Michael J. Schall
Analyst · Zelman & Associates
Yes, Dave. I think it had to do with -- first of all, every situation is different. I'm not sure that when you get to historical precedents, everything is a little different. Remember, this is always in a quarter. We're talking in a broader scheme of things. This is a blip on the radar screen, ultimately. So the reality is, I think, that the analysts have become so focused on all the moving parts within the quarter, and they ascribe great value to individual movements and new lease rates, renewal rates, occupancy rates that is really beyond the scope of what you can manage, all within a timeframe. Because again, as I said earlier, what you might do as an owner of a portfolio over the long haul can be significantly different than what you might do in the quarter. And that topic of conversation is one that Erik and I have revisited many times over the last 30 days, because he's -- we are focused on cash flow and revenue. And practically speaking, given the quarterly result thing, you may have limitations on what you can do in terms of how far you can move occupancy down in search of higher rents, for example. So I guess from my perspective, there was a pretty sudden change in consumer sentiment, as we said before. Our division managers would describe it or do describe it as effectively seasonality starting a month earlier. I think it's just related to the results, the things that happened in early August. And I think everything is -- every situation is a little bit different. And so I'm not sure that history is going to help us with this. What I also can say is, our reaction to changing conditions -- and again, we're not talking about, oh gee, the market went from being great to being horrible. We're talking about a shift of sentiment, a shift of preference and that type of thing. It doesn't change the broader picture here. And I think that we could have reacted faster and better to build occupancy quickly. One of the issues, we were a little bit more -- we had a smaller portfolio, a flatter organization than we do now. And it was easier to implement change than it is now. So that is something that we are working on and will be the focus of a meeting that begins immediately after this conference call.

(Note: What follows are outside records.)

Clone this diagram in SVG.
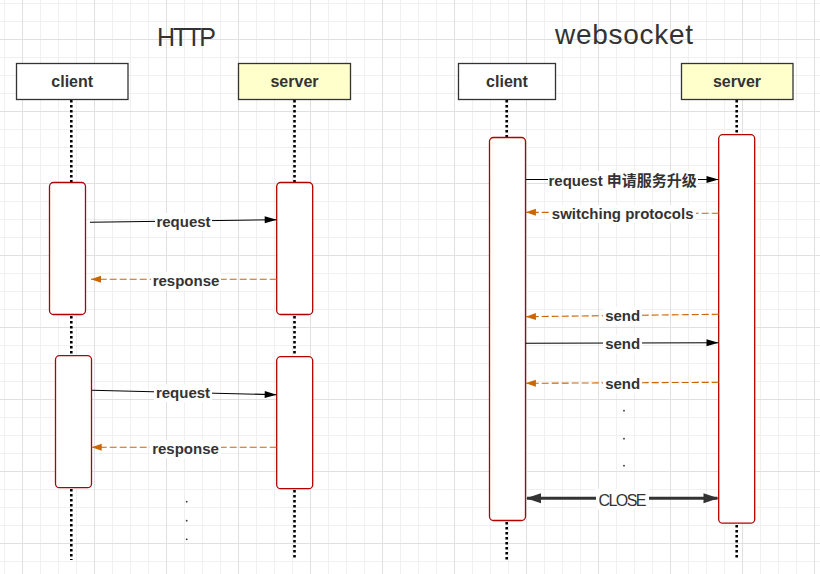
<svg xmlns="http://www.w3.org/2000/svg" width="820" height="574" viewBox="0 0 820 574">
<defs>
<pattern id="grid" patternUnits="userSpaceOnUse" x="22" y="39" width="72" height="72">
<path d="M18.5,0V72M36.5,0V72M54.5,0V72M0,18.5H72M0,36.5H72M0,54.5H72" stroke="#f0f0f0" stroke-width="1" fill="none"/>
<path d="M0.5,0V72M0,0.5H72" stroke="#e0e0e0" stroke-width="1" fill="none"/>
</pattern>
<marker id="ab" markerUnits="userSpaceOnUse" markerWidth="13" markerHeight="8" refX="12" refY="3.5" orient="auto" overflow="visible">
<path d="M0,0L12,3.5L0,7z" fill="#000"/>
</marker>
<marker id="ao" markerUnits="userSpaceOnUse" markerWidth="11" markerHeight="8" refX="10" refY="3.5" orient="auto" overflow="visible">
<path d="M0,0L10,3.5L0,7z" fill="#cc6600"/>
</marker>
<marker id="ac" markerUnits="userSpaceOnUse" markerWidth="16" markerHeight="11" refX="14" refY="5" orient="auto-start-reverse" overflow="visible">
<path d="M0,0L15,5L0,10z" fill="#333"/>
</marker>
</defs>
<style>
.title{font-family:"Liberation Sans",Arial,sans-serif;fill:#333;text-anchor:middle}
.nl{font-family:"Liberation Sans",Arial,sans-serif;font-weight:bold;font-size:16px;fill:#333;text-anchor:middle}
.lbl{font-family:"Liberation Sans","Noto Sans CJK SC",sans-serif;font-weight:bold;font-size:15px;fill:#333;text-anchor:middle}
.cl{font-family:"Liberation Sans",Arial,sans-serif;font-size:16px;fill:#333;text-anchor:middle}
.box{fill:#fff;stroke:#333;stroke-width:1.3}
.srv{fill:#ffffcc;stroke:#333;stroke-width:1.3}
.act{fill:#fff;stroke:#b20000;stroke-width:1.3}
.life{stroke:#000;stroke-width:2.6;stroke-dasharray:2.6 2.4;fill:none}
.sol{stroke:#000;stroke-width:1.1;fill:none;marker-end:url(#ab)}
.dash{stroke:#cc6600;stroke-width:1.1;stroke-dasharray:7 3;fill:none;marker-end:url(#ao)}
.close{stroke:#333;stroke-width:3;fill:none;marker-start:url(#ac);marker-end:url(#ac)}
.bg{fill:#fff}
.dot{fill:#333}
</style>
<rect width="820" height="574" fill="#fff"/>
<rect width="820" height="574" fill="url(#grid)"/>

<text class="title" x="186.5" y="46" font-size="25" textLength="59">HTTP</text>
<text class="title" x="624" y="44" font-size="28" textLength="138">websocket</text>

<g id="lifelines">
<path class="life" d="M71.3,100V182M71.3,316V355M71.3,489V560"/>
<path class="life" d="M294.5,100V182M294.5,316V356M294.5,490V560"/>
<path class="life" d="M506.7,100V137M506.7,522V560"/>
<path class="life" d="M736.7,100V134M736.7,525V560"/>
</g>

<g id="http-client"><rect class="box" x="16.5" y="63.5" width="111.5" height="36"/><text class="nl" x="72.2" y="87">client</text></g>
<g id="http-server"><rect class="srv" x="238.5" y="63.5" width="112" height="36"/><text class="nl" x="294.5" y="87">server</text></g>
<g id="ws-client"><rect class="box" x="458.5" y="63.5" width="97" height="36"/><text class="nl" x="507" y="87">client</text></g>
<g id="ws-server"><rect class="srv" x="681.5" y="63.5" width="111.5" height="36"/><text class="nl" x="737" y="87">server</text></g>

<g id="http-act-c1"><rect class="act" x="49.5" y="182.5" width="36" height="132" rx="4"/></g>
<g id="http-act-s1"><rect class="act" x="276.7" y="182.5" width="36" height="132" rx="4"/></g>
<g id="http-act-c2"><rect class="act" x="55.5" y="355.7" width="36" height="132" rx="4"/></g>
<g id="http-act-s2"><rect class="act" x="276.7" y="356.7" width="36" height="132" rx="4"/></g>
<g id="ws-act-c"><rect class="act" x="489.5" y="137.5" width="36" height="383" rx="4"/></g>
<g id="ws-act-s"><rect class="act" x="718.7" y="134.7" width="36" height="388.5" rx="4"/></g>

<g id="connectors">
<path class="sol" d="M90,222.3L276.7,219.7"/>
<path class="dash" d="M276.7,279.3L91,279.3"/>
<path class="sol" d="M91.7,390.3L276.7,394.7"/>
<path class="dash" d="M276.7,447.3L91.7,447.3"/>
<path class="sol" d="M525.7,179.5L718.5,179.5"/>
<path class="dash" d="M718.7,213.3L525.9,212.3"/>
<path class="dash" d="M718.7,314.3L525.9,316.7"/>
<path class="sol" d="M525.7,343.3L718.5,342.7"/>
<path class="dash" d="M718.7,382.3L525.9,383.3"/>
<path class="close" d="M527,498.3L717.5,498.3"/>
</g>

<g id="labels">
<rect class="bg" x="155" y="213" width="57" height="18"/><text class="lbl" x="183.5" y="227">request</text>
<rect class="bg" x="151" y="272" width="70" height="18"/><text class="lbl" x="186" y="286">response</text>
<rect class="bg" x="154" y="384" width="58" height="18"/><text class="lbl" x="183" y="398">request</text>
<rect class="bg" x="150" y="440" width="71" height="18"/><text class="lbl" x="185.5" y="454">response</text>
<rect class="bg" x="548" y="171" width="150" height="18"/><text class="lbl" x="622.7" y="185.5">request 申请服务升级</text>
<rect class="bg" x="549" y="205" width="147" height="18"/><text class="lbl" x="622.7" y="219.3">switching protocols</text>
<rect class="bg" x="603" y="307" width="39" height="18"/><text class="lbl" x="622.7" y="321">send</text>
<rect class="bg" x="603" y="335" width="39" height="18"/><text class="lbl" x="622.7" y="349">send</text>
<rect class="bg" x="603" y="375" width="39" height="18"/><text class="lbl" x="622.7" y="389">send</text>
<rect class="bg" x="596" y="489" width="53" height="21"/><text class="cl" x="622.5" y="506" textLength="48">CLOSE</text>
</g>

<g id="ellipsis">
<circle class="dot" cx="186.7" cy="501.7" r="0.9"/>
<circle class="dot" cx="186.7" cy="520.7" r="0.9"/>
<circle class="dot" cx="186.7" cy="539.3" r="0.9"/>
<circle class="dot" cx="624" cy="410.7" r="0.9"/>
<circle class="dot" cx="624" cy="438.7" r="0.9"/>
<circle class="dot" cx="624" cy="465.7" r="0.9"/>
</g>
</svg>
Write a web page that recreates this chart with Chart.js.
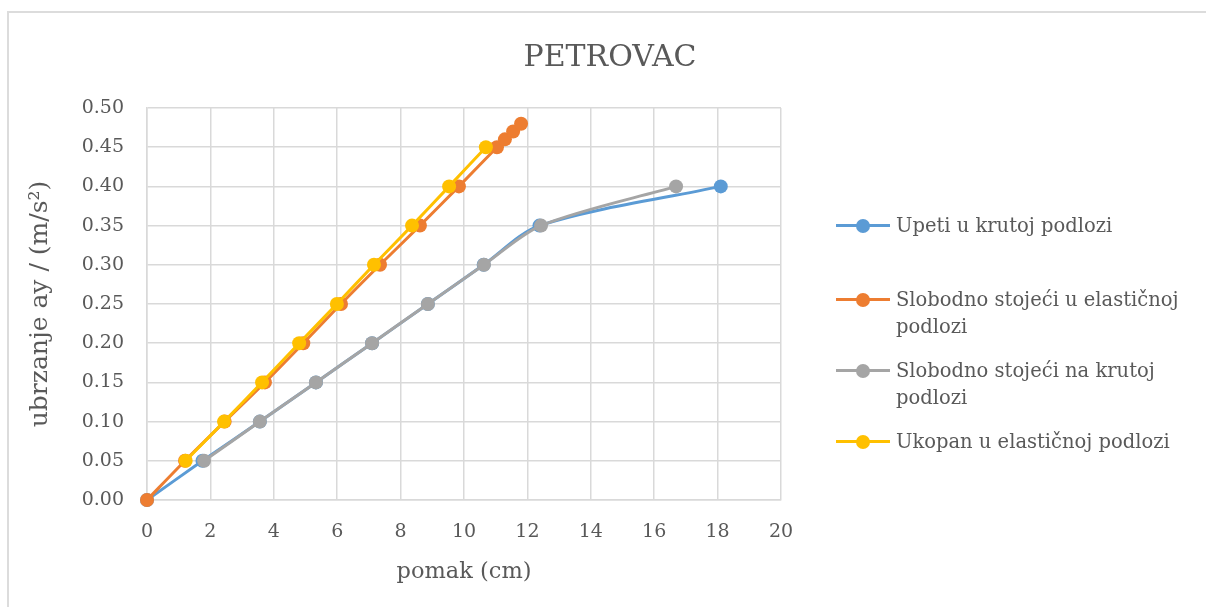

David Bragg - Zelman & Associates, Research Division: Well, I understand the preference for focusing on the long term. I actually think that, that's a point in my question is that given such a robust outlook, 28% rent growth over the next 5 years, people are looking for evidence of that sustainability or evidence that there may be weaker demand than expected. So on that note, just thinking about your 5-year model, what level of household income growth is embedded in that? And how important is that component to the model?